The Protection of Taonga Plants and Māori Knowledge in the Plant Variety Rights System of Aotearoa New Zealand.

This seminar will discuss the changes adopted in the 2022 overhaul of the plant variety rights system and how they may operate once the law is fully implemented. In doing so, the seminar will consider whether the PVR Act fulfils the Treaty promise of tino rangatiratanga

The discussion is based on recent research involving both doctrinal analysis of the PVR Act, and an intellectual property landscape analysis. This latter methodology reveals how plant variety rights systems – both within Aotearoa and overseas – have been used by entities without Māori ancestry to assert ownership claims to varieties of taonga plants in the past.

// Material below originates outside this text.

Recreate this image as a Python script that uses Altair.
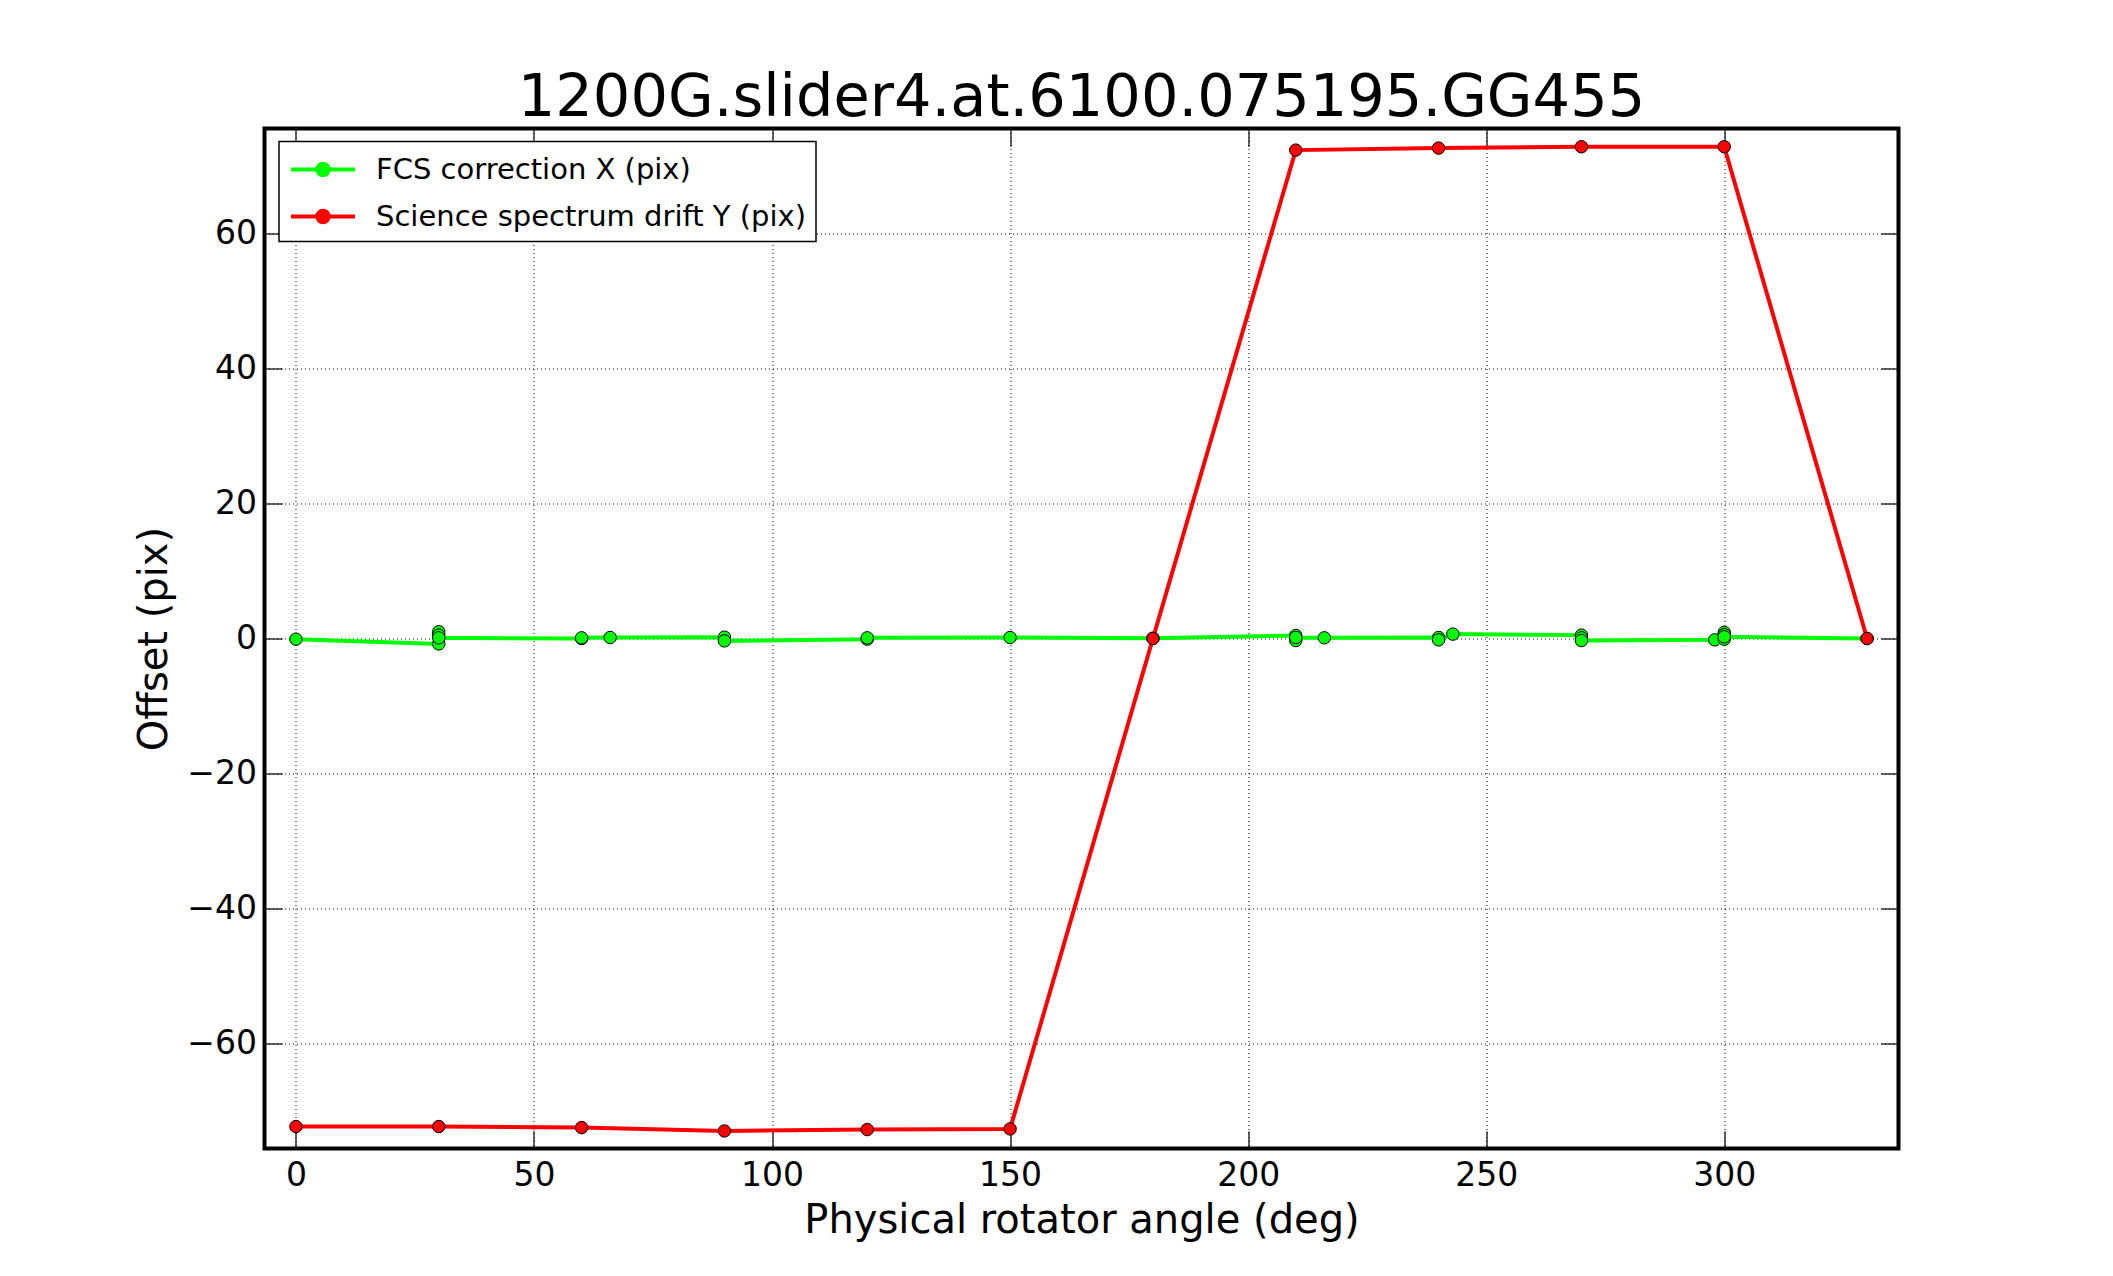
import altair as alt
import pandas as pd

# ---------------- data ----------------
series_names = ["FCS correction X (pix)", "Science spectrum drift Y (pix)"]

fcs_angle = [0, 30, 30, 30, 30, 60, 60, 66, 90, 90, 120, 120, 150, 180,
             210, 210, 210, 216, 240, 240, 243, 270, 270, 270, 298,
             300, 300, 300, 300, 330]
fcs_x = [-0.1, -0.8, 1.0, 0.5, 0.1, 0.0, 0.1, 0.15, 0.2, -0.35, -0.1, 0.1, 0.15, 0.05,
         0.45, -0.3, 0.15, 0.1, 0.15, -0.2, 0.65, 0.5, 0.1, -0.3, -0.2,
         0.9, 0.55, -0.1, 0.25, 0.0]

sci_angle = [0, 30, 60, 90, 120, 150, 180, 210, 240, 270, 300, 330]
sci_y = [-72.25, -72.25, -72.4, -72.9, -72.7, -72.6, 0.0, 72.3, 72.6, 72.8, 72.8, 0.0]

x_ticks = [0, 50, 100, 150, 200, 250, 300]
y_ticks = [-60, -40, -20, 0, 20, 40, 60]

title_text = "1200G.slider4.at.6100.075195.GG455"
x_title = "Physical rotator angle (deg)"
y_title = "Offset (pix)"

rows = []
for i, (a, v) in enumerate(zip(fcs_angle, fcs_x)):
    rows.append({"series": series_names[0], "angle": a, "value": v, "idx": i})
for i, (a, v) in enumerate(zip(sci_angle, sci_y)):
    rows.append({"series": series_names[1], "angle": a, "value": v, "idx": i})
df = pd.DataFrame(rows)

# ---------------- styling ----------------
W, H = 1634, 1020
TICK = 17.7
FONT = "DejaVu Sans"
COLORS = ["#00ff00", "#ff0000"]

xs = alt.Scale(domain=[-6.6, 336.6], nice=False, zero=False)
ys = alt.Scale(domain=[-75.5, 75.5], nice=False, zero=False)

# legend glyph: a line with a marker in its middle
sym_path = ("M-2,0L2,0M-0.36,0A0.36,0.36,0,1,1,0.36,0"
            "A0.36,0.36,0,1,1,-0.36,0Z")

color = alt.Color(
    "series:N",
    scale=alt.Scale(domain=series_names, range=COLORS),
    legend=alt.Legend(
        title=None, orient="none", legendX=14.5, legendY=13,
        direction="vertical", fillColor="white", strokeColor="black",
        padding=10, cornerRadius=0, labelFont=FONT, labelFontSize=29,
        labelColor="black", labelOffset=35, rowPadding=14, labelLimit=1000,
        symbolType=sym_path, symbolSize=1024, symbolStrokeWidth=4,
        symbolOffset=16,
    ),
)
fill = alt.Fill("series:N", scale=alt.Scale(domain=series_names, range=COLORS),
                legend=None)

main_x = alt.Axis(orient="bottom", values=x_ticks, grid=True, ticks=False, tickSize=0,
                  domain=False, labelFontSize=33, labelPadding=11, labelFont=FONT,
                  title=x_title, titleFontSize=40, titlePadding=8)
main_y = alt.Axis(orient="left", values=y_ticks, grid=True, ticks=False, tickSize=0,
                  domain=False, labelFontSize=33, labelPadding=8, labelFont=FONT,
                  title=y_title, titleFontSize=40, titlePadding=12)


def inner(orient, vals):
    return alt.Axis(orient=orient, values=vals, labels=False, grid=False,
                    domain=False, ticks=True, tickSize=TICK, tickColor="black",
                    tickWidth=1.2, offset=-TICK, title=None)


base = alt.Chart(df)
green = base.transform_filter(alt.datum.series == series_names[0])
red = base.transform_filter(alt.datum.series == series_names[1])

line_mark = dict(strokeWidth=4)
pt_mark = dict(filled=True, shape="circle", size=155, stroke="black",
               strokeWidth=1, opacity=1)

g_line = green.mark_line(**line_mark).encode(
    x=alt.X("angle:Q", scale=xs, axis=main_x),
    y=alt.Y("value:Q", scale=ys, axis=main_y),
    color=color, order="idx:Q")
g_pts = green.mark_point(**pt_mark).encode(
    x=alt.X("angle:Q", scale=xs, axis=inner("top", x_ticks)),
    y=alt.Y("value:Q", scale=ys, axis=inner("right", y_ticks)),
    fill=fill)
r_line = red.mark_line(**line_mark).encode(
    x=alt.X("angle:Q", scale=xs, axis=inner("bottom", x_ticks)),
    y=alt.Y("value:Q", scale=ys, axis=inner("left", y_ticks)),
    color=color, order="idx:Q")
r_pts = red.mark_point(**pt_mark).encode(
    x=alt.X("angle:Q", scale=xs, axis=None),
    y=alt.Y("value:Q", scale=ys, axis=None),
    fill=fill)

chart = alt.layer(g_line, g_pts, r_line, r_pts).resolve_axis(
    x="independent", y="independent"
).properties(
    width=W, height=H,
    background="white",
    autosize=alt.AutoSizeParams(type="none"),
    padding={"left": 256.5, "top": 120.5, "right": 200, "bottom": 115},
    title=alt.TitleParams(title_text, fontSize=59, font=FONT, fontWeight="normal",
                          color="black", anchor="middle", frame="group",
                          offset=0),
).configure_view(
    stroke="black", strokeWidth=4
).configure_axis(
    gridColor="black", gridDash=[1, 3], gridWidth=1, gridOpacity=1,
    labelColor="black", titleColor="black", titleFont=FONT,
    titleFontWeight="normal",
).configure_legend(
    strokeWidth=1.5
)

chart.save("out.html", embed_options={"renderer": "svg", "actions": False})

The seminar argues that while some of the changes made in the PVR Act support the exercise of partial Māori authority in relation to taonga, it remains to be seen whether tino rangatiratanga can be fully achieved in the New Zealand plant variety rights system.

 



ABOUT THE SPEAKER

Dr David J Jefferson (he/him) is a Senior Lecturer Above the Bar at the University of Canterbury School of Law, where he teaches Environmental Law, Land Law, and Intellectual Property. David’s research covers a range of issues related to biodiversity conservation, biotechnology regulation, intellectual property in the agricultural and food sectors, ecosystem rights laws, and the protection of Indigenous knowledge systems. He holds a PhD in Law from the University of Queensland and a JD from the University of California, Davis.